WAMS 2018: Women Usurping Authority or Not

[AssemblyHUB’s mission is “to facilitate open and honest interest and discussion about assembly principles, practices and the Christian life. To encourage acceptance and appreciation for the views of others in relation to personal conviction.”

In this Women and Men Series, we are introducing, what are to some, controversial topics. We intend to foster discussion not to come across as absolute authorities on any subject.]

What’s a usurper?

Historically, there have been many usurpers. William the Conqueror set a great precedent in England. Subsequent English history is rife with contenders for the throne-a perennial struggle between usurpers and more legitimate claimants.

The term usurper is always used for those who seize or exercise authority wrongfully, illegally or by force. Generally usurpers have some claim to the throne, though not as close or legitimate as the person they are seizing power from.

This is a valid point as we consider church order and men and women and their God-given roles.

Biblical usurping

I’ve been wrestling lately with the one and only use of the word usurp in the Bible. Contrary to normal usage, it’s not about a seizing a throne, it’s about women and men and authority. I’m sure if you are a good KJV-er you know exactly which verse I mean.

And while we don’t take our cues from other denominations, obviously many evangelical denominations see more freedom in the given scriptural parameters. They allow women to exercise their gifts in a more public way than most assemblies. When godly men and women see things a bit differently than a traditional reading, it raises questions.

Here’s the verse (in case you are unfamiliar)

“Let the woman learn in silence with all subjection. But I suffer not a woman to teach, nor to usurp authority over the man, but to be in silence. For Adam was first formed, then Eve. And Adam was not deceived, but the woman being deceived was in the transgression.” (1 Timothy 2:11-14)

We usually couple this verse with others from 1 Corinthians 14.

“Women are not permitted to speak, but should be in submission as the law says. If there is anything they desire to learn, let them ask their husbands at home.” (1 Corinthians 14:34-35)

These two very short passages (less than 80 words combined) shape so much of our church practice.

And yet, there’s way more to the Biblical narrative.

Created in God’s image

Men and women are both created in the image of God. Furthermore, both were given the responsibility to fill the earth, subdue and have dominion over it. (Genesis 1:26-28) As you can see from these verses, ruling is in the woman’s blood. It was God’s original plan. Obviously there were definite dominion spheres, even in Genesis 1. But it’s still an indisputable point.

God created a perfect world, with perfect people. But sin was introduced, and not far behind sin came the friction between ruling and submission. It’s part of the curse.
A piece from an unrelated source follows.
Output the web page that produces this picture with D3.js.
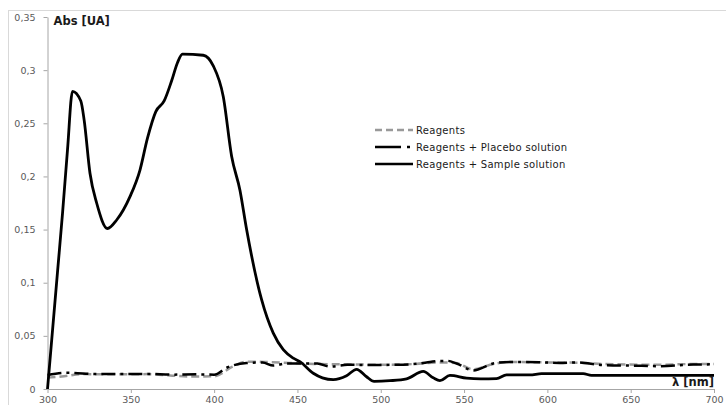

“Your desire shall be for your husband, and he shall rule over you.” (Genesis 3:16)

This struggle between the sexes has been going on since the fall. Some women are better at submitting than others, but most women balk against submission at some point or another.

Biblical narrative

In our focus on woman’s roles, we often ignore the verses that talk about women being made in the image of God. About women who are part of the body of Christ, and as such have spiritual gifts to use for the work of the ministry, for building up the body of Christ. (Ephesians 4:12) The Bible makes no gender distinctions for any of the spiritual gifts. It follows that there must be Biblical ways for women to use their spiritual gifts to benefit the body of Christ. Even the more verbal gifts like teaching and prophesying and evangelizing.

We seek to delegitimize the prophetesses Deborah, Huldah, Anna, and Philip’s daughters with caveats. Yet, the Bible doesn’t. As much is implied in the simple title of prophetess, as in the actual record (or not) of their words. These women heard God’s words and spoke forth those words to both men and women. If they weren’t prophesying they wouldn’t have been known as prophetesses.